Coates’s narrative contains a number of moving parts, which may make for tough sledding for those unfamiliar with comics as he works to set the stage; the whirl of characters can become bewildering. Issues 3 and 4 are more measured, and demonstrate Coates’s increasing command of the form. While it remains to be seen what he does with the remaining issues in “A Nation Under Our Feet,” the initial story arc is compelling. Coates’s interrogations of sovereignty seem particularly relevant, given the Republican Party’s largely successful attempt to blunt President Obama’s policies by violating the norms of governance—to say nothing of the farce that is Donald Trump’s front-running candidacy.
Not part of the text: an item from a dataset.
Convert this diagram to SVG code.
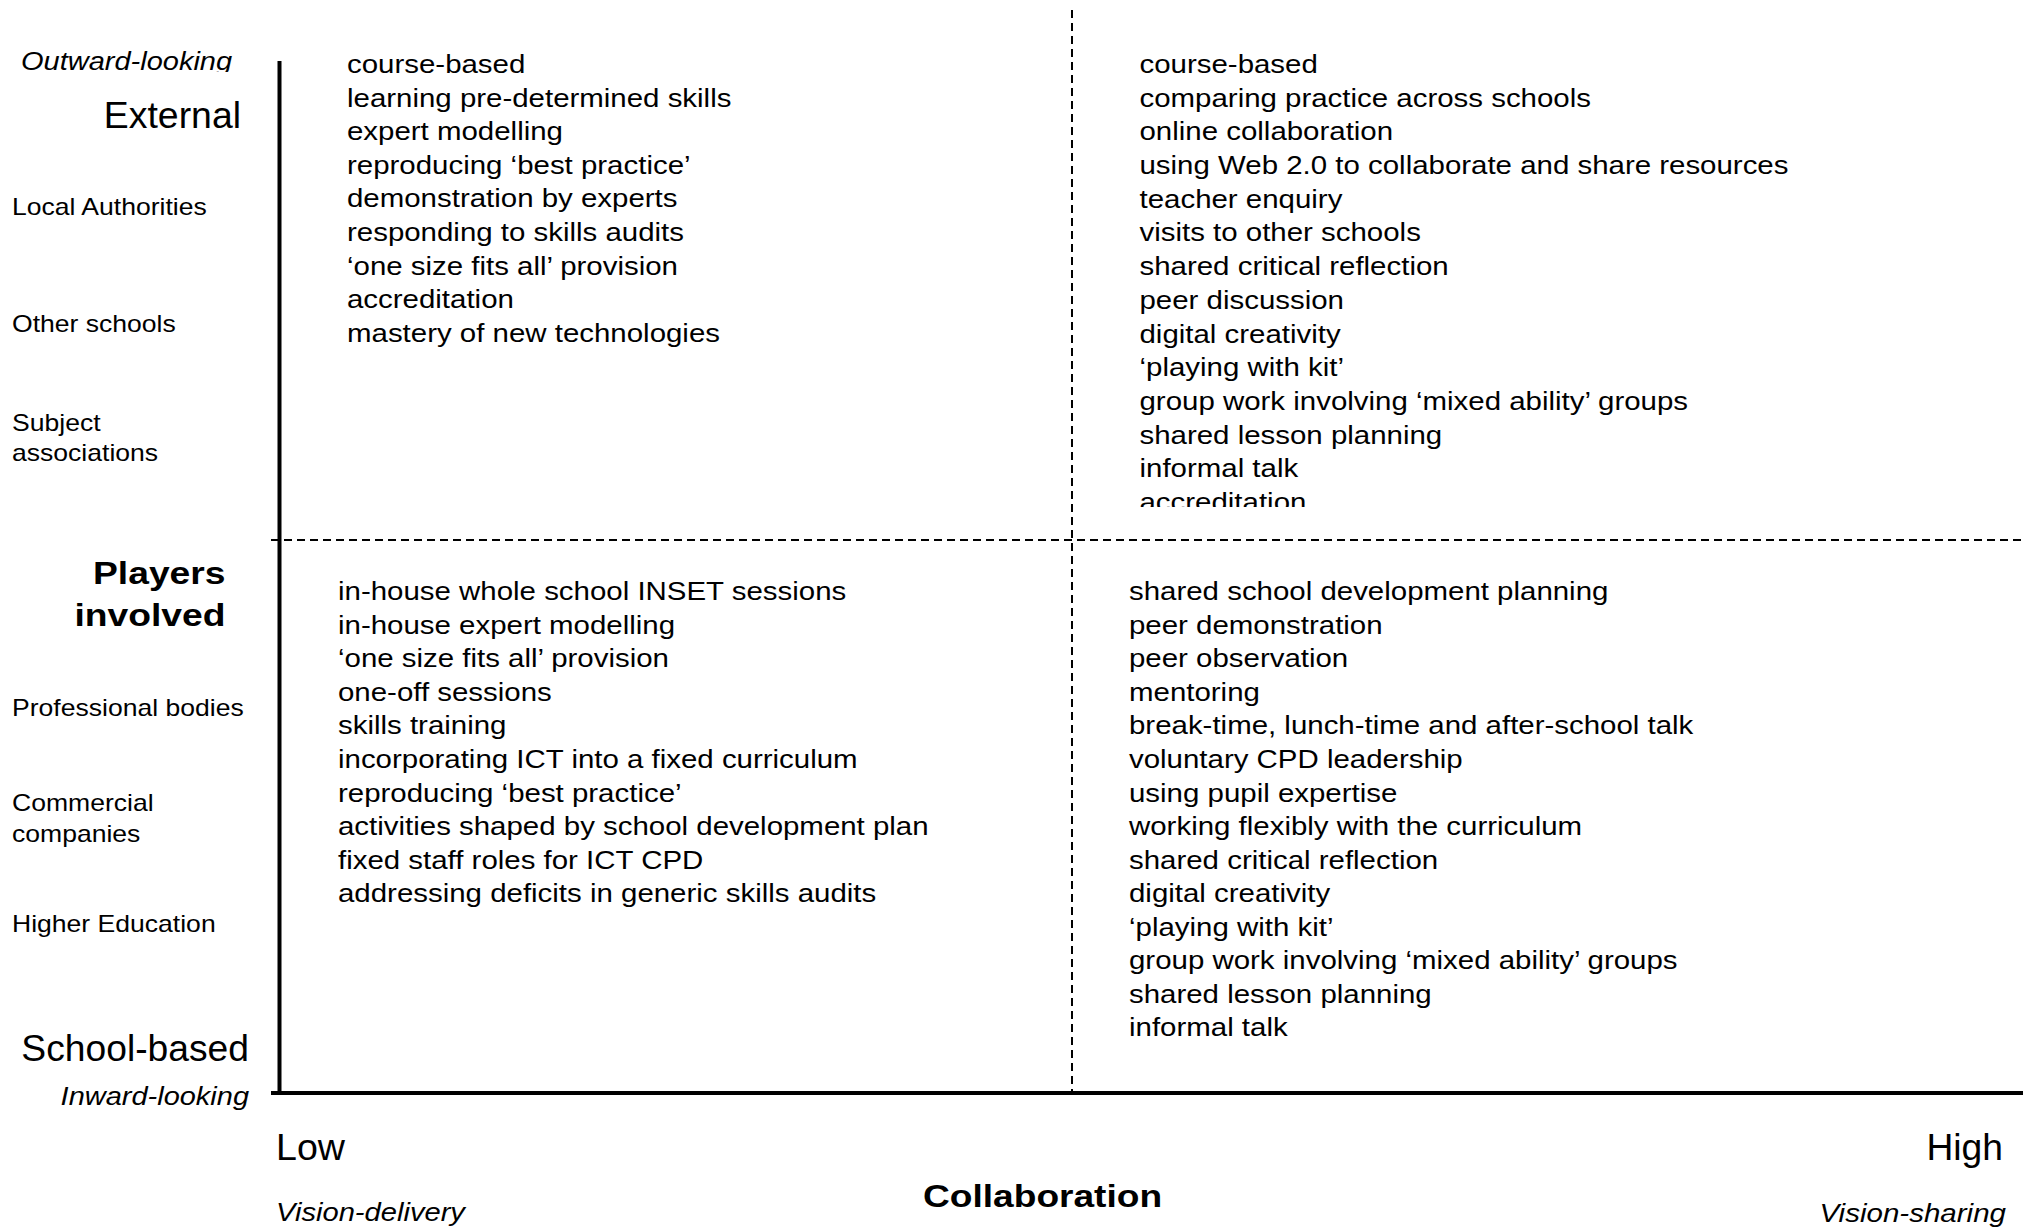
<svg xmlns="http://www.w3.org/2000/svg" width="2040" height="1230" viewBox="0 0 2040 1230">
<defs>
<style>
text{font-family:"Liberation Sans",Arial,Helvetica,sans-serif;fill:#000}
.item{font-size:25.6px}
.side{font-size:23px}
.big{font-size:36.5px}
.ital{font-style:italic}
.bold{font-weight:bold}
.axis{stroke:#000;stroke-width:4;fill:none}
.dash{stroke:#000;stroke-width:2;stroke-dasharray:8 5;fill:none}
</style>
<clipPath id="clipOut"><rect x="0" y="0" width="270" height="72"/></clipPath>
<clipPath id="clipTR"><rect x="1100" y="0" width="940" height="507"/></clipPath>
</defs>
<rect x="0" y="0" width="2040" height="1230" fill="#fff"/>

<g id="connectors">
<line class="dash" x1="1072" y1="10" x2="1072" y2="1093"/>
<line class="dash" x1="271" y1="540" x2="2024" y2="540"/>
<line class="axis" x1="279.5" y1="61" x2="279.5" y2="1095"/>
<line class="axis" x1="271" y1="1093" x2="2023" y2="1093"/>
</g>

<g id="y-axis-labels">
<g clip-path="url(#clipOut)"><text class="ital" font-size="25" transform="translate(21,70) scale(1.16,1)">Outward-looking</text></g>
<text class="big" text-anchor="end" transform="translate(241,127.7) scale(1.025,1)">External</text>
<text class="side" transform="translate(12,215) scale(1.155,1)">Local Authorities</text>
<text class="side" transform="translate(12,331.5) scale(1.155,1)">Other schools</text>
<text class="side" transform="translate(12,431) scale(1.155,1)">Subject</text>
<text class="side" transform="translate(12,461) scale(1.155,1)">associations</text>
<text class="bold" font-size="31.3" text-anchor="end" transform="translate(225.5,584) scale(1.19,1)">Players</text>
<text class="bold" font-size="31.3" text-anchor="end" transform="translate(225.5,625.5) scale(1.19,1)">involved</text>
<text class="side" transform="translate(12,716) scale(1.155,1)">Professional bodies</text>
<text class="side" transform="translate(12,811) scale(1.155,1)">Commercial</text>
<text class="side" transform="translate(12,841.5) scale(1.155,1)">companies</text>
<text class="side" transform="translate(12,931.5) scale(1.155,1)">Higher Education</text>
<text class="big" text-anchor="end" font-size="37.1" transform="translate(249,1061) scale(1.02,1)">School-based</text>
<text class="ital" font-size="26" text-anchor="end" transform="translate(249,1104.5) scale(1.115,1)">Inward-looking</text>
</g>

<g id="x-axis-labels">
<text class="big" transform="translate(276,1160) scale(1.03,1)">Low</text>
<text class="big" text-anchor="end" transform="translate(2003,1160) scale(1.02,1)">High</text>
<text class="ital" font-size="26.5" transform="translate(276,1221.2) scale(1.1,1)">Vision-delivery</text>
<text class="ital" font-size="26.5" text-anchor="end" transform="translate(2006,1221.5) scale(1.115,1)">Vision-sharing</text>
<text class="bold" font-size="32" transform="translate(923,1206.5) scale(1.16,1)">Collaboration</text>
</g>

<g id="quadrant-external-low">
<g transform="translate(347,73) scale(1.15,1)">
<text class="item" y="0">course-based</text>
<text class="item" y="33.6">learning pre-determined skills</text>
<text class="item" y="67.2">expert modelling</text>
<text class="item" y="100.8">reproducing ‘best practice’</text>
<text class="item" y="134.4">demonstration by experts</text>
<text class="item" y="168">responding to skills audits</text>
<text class="item" y="201.6">‘one size fits all’ provision</text>
<text class="item" y="235.2">accreditation</text>
<text class="item" y="268.8">mastery of new technologies</text>
</g>
</g>

<g id="quadrant-external-high">
<g clip-path="url(#clipTR)">
<g transform="translate(1139.5,73) scale(1.15,1)">
<text class="item" y="0">course-based</text>
<text class="item" y="33.7">comparing practice across schools</text>
<text class="item" y="67.4">online collaboration</text>
<text class="item" y="101.1">using Web 2.0 to collaborate and share resources</text>
<text class="item" y="134.8">teacher enquiry</text>
<text class="item" y="168.5">visits to other schools</text>
<text class="item" y="202.2">shared critical reflection</text>
<text class="item" y="235.9">peer discussion</text>
<text class="item" y="269.6">digital creativity</text>
<text class="item" y="303.3">‘playing with kit’</text>
<text class="item" y="337">group work involving ‘mixed ability’ groups</text>
<text class="item" y="370.7">shared lesson planning</text>
<text class="item" y="404.4">informal talk</text>
<text class="item" y="438.1">accreditation</text>
</g>
</g>
</g>

<g id="quadrant-school-low">
<g transform="translate(338,600.3) scale(1.15,1)">
<text class="item" y="0">in-house whole school INSET sessions</text>
<text class="item" y="33.55">in-house expert modelling</text>
<text class="item" y="67.1">‘one size fits all’ provision</text>
<text class="item" y="100.65">one-off sessions</text>
<text class="item" y="134.2">skills training</text>
<text class="item" y="167.75">incorporating ICT into a fixed curriculum</text>
<text class="item" y="201.3">reproducing ‘best practice’</text>
<text class="item" y="234.85">activities shaped by school development plan</text>
<text class="item" y="268.4">fixed staff roles for ICT CPD</text>
<text class="item" y="301.95">addressing deficits in generic skills audits</text>
</g>
</g>

<g id="quadrant-school-high">
<g transform="translate(1129,600.3) scale(1.15,1)">
<text class="item" y="0">shared school development planning</text>
<text class="item" y="33.55">peer demonstration</text>
<text class="item" y="67.1">peer observation</text>
<text class="item" y="100.65">mentoring</text>
<text class="item" y="134.2">break-time, lunch-time and after-school talk</text>
<text class="item" y="167.75">voluntary CPD leadership</text>
<text class="item" y="201.3">using pupil expertise</text>
<text class="item" y="234.85">working flexibly with the curriculum</text>
<text class="item" y="268.4">shared critical reflection</text>
<text class="item" y="301.95">digital creativity</text>
<text class="item" y="335.5">‘playing with kit’</text>
<text class="item" y="369.05">group work involving ‘mixed ability’ groups</text>
<text class="item" y="402.6">shared lesson planning</text>
<text class="item" y="436.15">informal talk</text>
</g>
</g>
</svg>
Coates critiques the Black Panther’s tendency to resort to force to resolve conflicts, which mirrors the larger conversation about state-sanctioned violence instituted by Black Lives Matter. Coates balances action and exposition expertly throughout these first four issues, though his more ruminative moments remain most compelling. After his virtuosic blending of poetry into the comic form I’m curious to see him branch into more meditative indie comics. There are moments that suggest he might prove an equal to creators like Alison Bechdel (Fun Home) or Daniel Clowes (Ghost World).
Coates has committed to writing Black Panther for the next few years, and watching a son of the Black Panther Party take the Black Panther to new heights promises to be a thrilling experience. Despite the comic industry’s recent willingness to employ outside talent, that Coates—National Book Award winner, MacArthur fellow—now works at Marvel represents quite a coup. Comic companies have never employed a writer of such renown, a public intellectual who has sold millions of books, his work omnipresent on college syllabi and translated into several languages.
Given the confluence of events—the last year of the Obama presidency, the ongoing Black Lives Matter protest movement, the fiftieth anniversary of the character—one expects we’ll never see a moment like this again. Pay attention to Ta-Nehisi Coates’s Black Panther. History will either mark it as an interesting detour in an important career, or herald it as a new peak for comics.